Oregon: At least one guy actually believes there is a significant link between telephone book delivery and Earth's climate
...If the bill is adopted, it would the one of the first times a state has been able to stop the mass delivery of telephone directories.

That’s fine with Albert Kaufman, a 47-year-old Northeast Portland community organizer who asked Bailey and Cannon to draft HB 3477. As far as Kaufman is concerned, telephone directories are a nuisance that not every household needs or wants. They’re also an environmental issue, because of the paper used to print them and the costs and effort to recycle them, he said.

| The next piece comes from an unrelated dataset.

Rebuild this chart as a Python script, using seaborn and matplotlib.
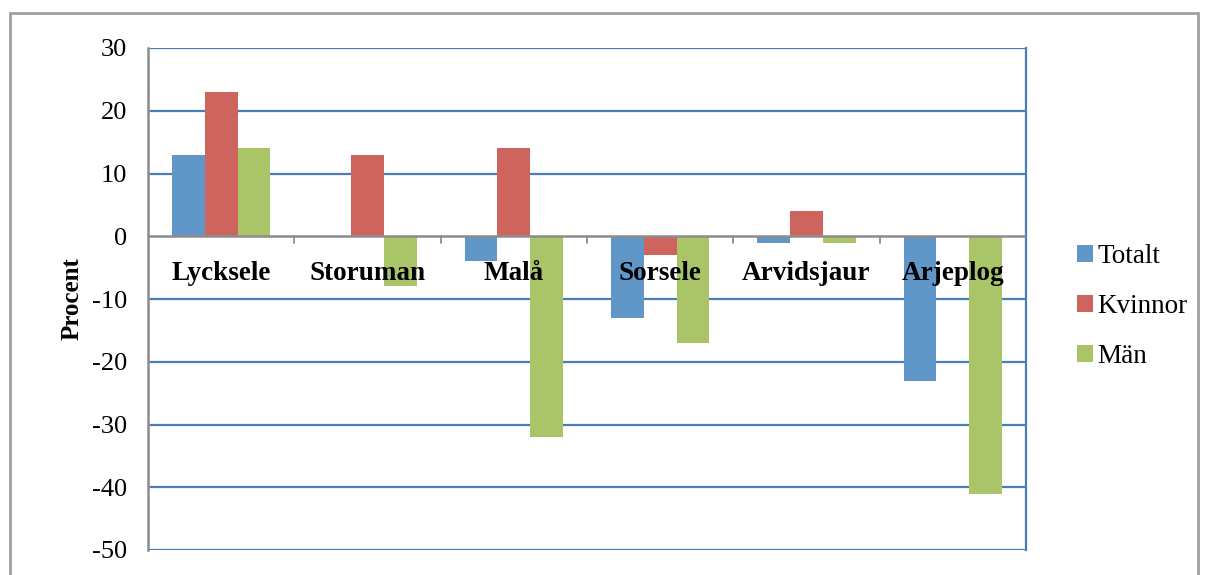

I see it as an attempt to address global climate change,” Kaufman said. “That’s really the big selling point of this legislation. We’re cutting down forests to make telephone books and catalogs.
Still more pushback against the global warming scam: NAIC’s Climate Risk Survey Promotes Activists’ Agendas
A set of rules recently adopted by the National Association of Insurance Commissioners (NAIC) requires insurance companies to disclose information related to climate change, which, the [Washington Legal Foundation] says, serves mainly to promote the ideological objectives of global warming activists.

The paper, “Mandated ‘Climate Risk’ Disclosure: Turning Professional Activists into Insurance Inspectors,” written by Robert Detlefsen, VP of public policy for the National Association of Mutual Insurance Companies (NAMIC), examines the potential impact of the NAIC’s recently adopted “Insurer Climate Risk Disclosure Survey,” which requires all insurers with annual premium of more than $300 million to submit the completed survey to the insurance department of the state in which they are domiciled beginning in May 2010.
The survey, Detlefsen writes, “requires much more than a straightforward disclosure of discrete, identifiable risks. By demanding that insurers disclose actions they are taking in response to their understanding of ‘climate change risks,’ the survey implies that insurers ought to take concrete action in response to risks they may not understand. It could be argued that insurance policyholders and the public interest would be better served if insurers refrained from taking action in response to things they don’t understand.”

Detlefsen cites leading climate scientists who contend that the links between global warming and specific weather-related perils, such as hurricanes, are still uncertain. “Even if the insurance risks stemming from global warming were fully understood, it is far from clear which actions available to insurers would actually be effective in combating global warming,” he writes.